Buyers
Buyers pay regular funding payments to a Writer Pool, and in return receive protection against impermanent loss on their LP positions.
Buyers can perfectly hedge impermanent loss risk from their LP positions if they open NIL contracts with a strike price that matches the price of Token A when they enter their LP position.
Buyers open a NIL contract by paying in the mark-to-market ILV on the contract, the value of which they retain claims to. ILV goes up when the token price moves away from the strike, and vice versa.
If the current price of Token A is exactly the same as the strike price, Buyers pay nothing upfront to open a NIL contract, as impermanent loss and mark-to-market ILV is zero.
Buyers deposit margin into their margin account, which is used to pay continuous funding rate payments to the Writer Pool in exchange for their impermanent loss protection.

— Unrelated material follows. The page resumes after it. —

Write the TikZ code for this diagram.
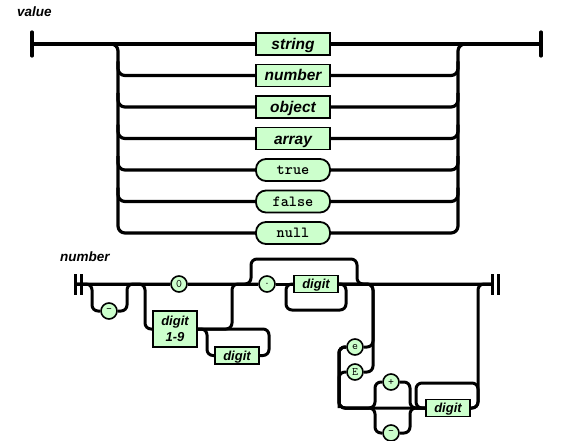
\documentclass[tikz,border=0pt]{standalone}
\usepackage{fontspec}
\setsansfont{Liberation Sans}
\usepackage{tikz}
\definecolor{railgreen}{HTML}{CCFFCC}

\begin{document}
\begin{tikzpicture}[x=1pt,y=-1pt,
  rail/.style={line width=3.2pt,rounded corners=7pt},
  nrail/.style={line width=3pt,rounded corners=6pt},
  endbar/.style={line width=3.2pt,line cap=round},
  title/.style={anchor=west,inner sep=0pt,font=\sffamily\bfseries\itshape\fontsize{13.5}{13.5}\selectfont},
  nonterm/.style={draw,line width=1.8pt,fill=railgreen,minimum width=74pt,minimum height=22pt,inner sep=0pt,text height=11pt,text depth=0pt,font=\sffamily\bfseries\itshape\fontsize{15.5}{15.5}\selectfont},
  term/.style={nonterm,rounded corners=10pt,text height=9pt,font=\ttfamily\bfseries\fontsize{15.5}{15.5}\selectfont},
  digitbox/.style={draw,line width=1.6pt,fill=railgreen,minimum width=44pt,minimum height=17pt,inner sep=0pt,align=center,font=\sffamily\bfseries\itshape\fontsize{13}{16}\selectfont},
  digitline/.style={digitbox,text height=9.5pt,text depth=0pt},
  lit/.style={circle,draw,line width=1.6pt,fill=railgreen,minimum size=16pt,inner sep=0pt,font=\ttfamily\fontsize{11.5}{11.5}\selectfont}]
\useasboundingbox (0,0) rectangle (580,441);

% value
\node[title] (valuelbl) at (17,12) {value};
\coordinate (vin) at (32,44);
\coordinate (vout) at (541,44);
\coordinate (lrail) at (118,44);
\coordinate (rrail) at (458,44);
\node[nonterm] (string) at (293,44) {string};
\node[nonterm] (number) at (293,75.5) {number};
\node[nonterm] (object) at (293,107) {object};
\node[nonterm] (array) at (293,138.5) {array};
\node[term] (true) at (293,170) {true};
\node[term] (false) at (293,201.5) {false};
\node[term] (null) at (293,233) {null};
\draw[endbar] (32,32) -- (32,56);
\draw[endbar] (541,32) -- (541,56);
\draw[rail] (vin) -- (string) -- (vout);
\draw[rail] (vin) -| (118,233) -- (null);
\draw[rail] (null) -| (rrail) -- (vout);
\foreach \row/\y in {number/75.5,object/107,array/138.5,true/170,false/201.5}
{
  \draw[rail] (118,\y-14) |- (\row);
  \draw[rail] (\row) -| (458,\y-14);
}

% number
\node[title] (numberlbl) at (60,257) {number};
\coordinate (nin) at (75,284);
\coordinate (nout) at (492,284);
\node[lit] (zero) at (179,284) {0};
\node[lit] (neg) at (109,311) {-};
\node[digitbox,minimum height=36pt] (d19) at (175,329) {digit\\1-9};
\node[digitline] (dint) at (237,355.5) {digit};
\node[lit] (dot) at (267,284) {.};
\node[digitline] (dfrac) at (316,284) {digit};
\node[lit] (e) at (355,347) {e};
\node[lit] (E) at (355,372) {E};
\node[lit] (plus) at (391,382) {+};
\node[lit] (minus) at (391,433) {-};
\node[digitline] (dexp) at (448,408) {digit};
\draw[line width=3pt] (75,274) -- (75,295);
\draw[line width=3pt] (81,274) -- (81,295);
\draw[line width=3pt] (492,274) -- (492,295);
\draw[line width=3pt] (498,274) -- (498,295);
\draw[nrail] (nin) -- (zero) -- (dot) -- (dfrac) -- (nout);
\draw[nrail] (nin) -| (92,311) -- (neg);
\draw[nrail] (neg) -| (127,284) -- (zero);
\draw[nrail] (nin) -| (145,329) -- (d19);
\draw[nrail] (d19) -| (232,284) -- (dot);
\draw[nrail] (d19) -| (207,355.5) -- (dint);
\draw[nrail] (dint) -| (269,329) -- (d19);
\draw[nrail] (zero) -| (251,259) -| (357,284) -- (nout);
\draw[nrail] (dfrac) -| (346,310) -| (286,284) -- (dfrac);
\draw[nrail] (dfrac) -| (373,372) -- (E);
\draw[nrail] (dfrac) -| (373,347) -- (e);
\draw[nrail] (e) -| (339,408) -- (dexp);
\draw[nrail] (E) -| (339,408);
\draw[nrail] (e) -| (339,408) -| (375,382) -- (plus);
\draw[nrail] (e) -| (339,408) -| (375,433) -- (minus);
\draw[nrail] (plus) -| (410,408) -- (dexp);
\draw[nrail] (minus) -| (410,408) -- (dexp);
\draw[nrail] (dexp) -| (478,383) -| (416,408) -- (dexp);
\draw[nrail] (dexp) -| (478,284) -- (nout);
\end{tikzpicture}
\end{document}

Here’s an example of how a Buyer would use NIL to hedge their LP position
- 1.Alice deposits 10 WETH and 10,000 USDC into WETH-USDC on Uniswap V2 as an LP
- The price of WETH at the time of her entering the liquidity pool was 1,000 USDC
- She has 20,000 USDC worth of exposure in her LP position
- 2.Alice wants to hedge out her impermanent loss risk, so she goes to the NIL dapp and looks at the funding rate for the UNIV2-WETH-USDC-1000
- 3.The cost of protection (funding rate premium) looks reasonable to her, so she deposits margin into her account and opens 20 UNIV2-WETH-USDC-1000 NIL contracts to fully cover the IL risk on her LP position
- Because the contract strike price is the same as the current price (ILV = 0), Alice does not actually pay anything upfront for her NIL contracts. Her only payment is through regular funding rate payments deducted out of her margin account
- 4.Funding payments are be deducted from Alice’s margin account each funding period, based on the funding rate and the total amount of NIL contracts she opened
- 5.As the price of WETH/USDC changes over time, the ILV of Alice’s NIL contracts is marked-to-market according to the impermanent loss value formula
- 6.When Alice decides to withdraw her liquidity from the WETH-USDC pool and no longer needs the impermanent loss hedge, she would also close her NIL position
- The ILV payout claimable from her NIL contracts will exactly cover the amount she lost in the liquidity pool due to impermanent loss
In theory, Alice could unwind her NIL position at any time (not necessarily when she withdraws liquidity from Uniswap). But in that case she would be speculating on IL, rather than hedging her LP position.
By opening NIL contracts, Buyers are effectively going long pair-volatility and purchasing impermanent loss protection from the Writer Pool.
AMM LP positions are inherently short pair-volatility, which exposes LPs to impermanent loss. Using NIL, LPs can open NIL contracts to purchase impermanent loss protection from the Writer Pool and perfectly hedge out their impermanent loss risk. This is highly valuable because LPs can collect trading fees and yield farming rewards without needing to worry about realizing any impermanent loss.
In addition to normal profit-seeking LPs, Protocol DAOs who want to provide AMM liquidity for their native tokens can use NIL to hedge IL risk, so they can continue to provide trading liquidity for their community without worrying about taking a big hit on impermanent loss.
In exchange for impermanent loss protection, Buyers pay a dynamic funding rate to Writer Pools.
There is no requirement to actually have AMM LP positions in order to open NIL contracts – a speculative Buyer could choose to use NIL to go long impermanent loss if they believe pair-volatility will be higher in the future.
If a Buyer does not have sufficient margin to cover payment for the next funding period, the protocol will automatically close their NIL contracts and deduct a 2% liquidation penalty on the total value of their NIL contracts.
The liquidation penalty will first be taken from the remaining margin in the Buyer’s account, then from the Buyer’s ILV claimable amount. Any remaining ILV from the Buyer’s contracts is then free to be claimed by the Buyer after the liquidation.